According to our nephew after their seventh month in their job and their accounts were fully paid, their salaries the following months were not given. Instead he and his fellow Pinoy OFW were told that the shop was losing money and that they need to reduce their salary to just 1,000 Saudi Rials. The owners also told them they will declare bankruptcy or sell their shop to any interested party. The problem, according to our nephew, is that a sale is not allowed unless there are employees in the company. In effect, according to our nephew, they will also be “sold” together with the shop. And by that time their recruitment agency will already be out of the picture.

Since the cost of living in Damam is extremely high he and his companion Pinoy decided not to take the offer of continuity in the job with a reduced salary. So they requested for exit clearance so they can apply to another automotive company that has shown interest to take them in.
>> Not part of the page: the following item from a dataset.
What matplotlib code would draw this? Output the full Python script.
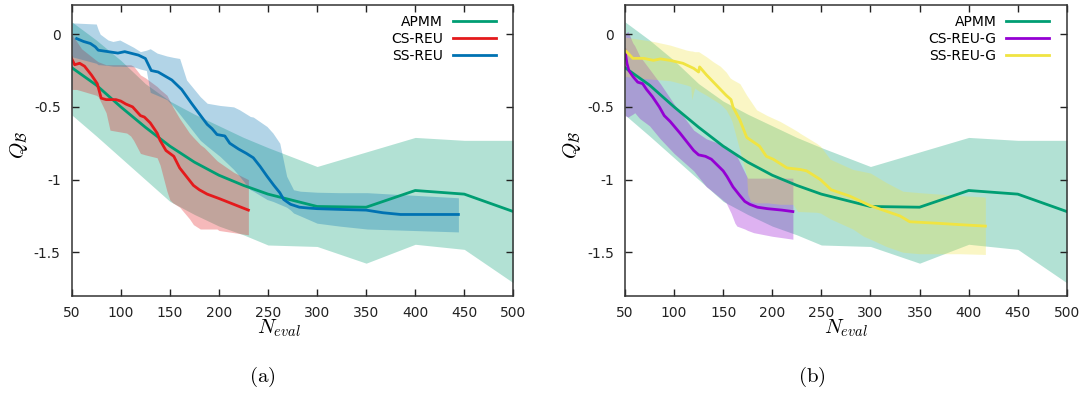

They were denied the clearance and worst, they were threatened by the owner of their boarding house with a suit for not paying their monthly rentals. When the told their landlord that it was part of their agreement with their employer firm that their stay is for the account of the former, they were curtly told the shop owners did not pay. So, they have to. Our nephew said they suspect the boarding house landlord was in cahoots with the shop owners.

Their next move, said our nephew Ralph, was to call the sister of his companion in Manila and asked her to bring the issue to the recruitment agency. According to Ralph’s companion his sister was initially given a run-around by the officials of First Dynamic. They only acted when the sister threatened the agency she will seek the help of columnist Ramon Tulfo.

The first move of the recruitment agency was to call them and convinced them to accept the reduced salary and continue working. The agency even suggested that they surrender their Passport to their employer shop. And since they were already decided to go back to the Philippines because they were not anymore paid their two months salaries they demanded from the agency that it helps them convinced their employers to give them their exit clearance so that they can leave Saudi Arabia.

According to our nephew the agency negotiated with the shop owners who later “agreed” to give them the exit clearance and pay for their plane ticket back home. Their unpaid salaries were to be given on their way to the airport upon surrendering a document related to their employment contract. Our nephew said he and his fellow OFW left their boarding house for the airport without any money. It was a good thing there were other OFWs who knew of their predicament. They raised 500 rials and gave the money to them at 250 rial each.

That little amount save their trip back to the Philippines since upon their arrival at the airport one of their employers who accompanied them only gave their tickets. Their two-month salaries were not released; not even a single rial. Worst, according to our nephew, their employer showed them their tickets and waited until the check-in time was almost over before handing it to them. When they demanded for their salaries as promised they were told that there was none and their boss waved them goodbye.

And their 250 rials? It was barely enough to pay for excess baggage in Colombo, Sri Lanka, and in Kuala Lumpur where their plane had stop-overs.

Now, if this fate of our OFWs is happening to some of them, our Labor and Foreign Affairs Department officials should not only be wary of the behavior of foreign employers; they should also be strictly keeping eyes on the character of Filipino recruitment agency officials and their practices. They need to monitor these unscrupulous recruiters who are too willing to sacrifice their fellow Filipinos in exchange for money.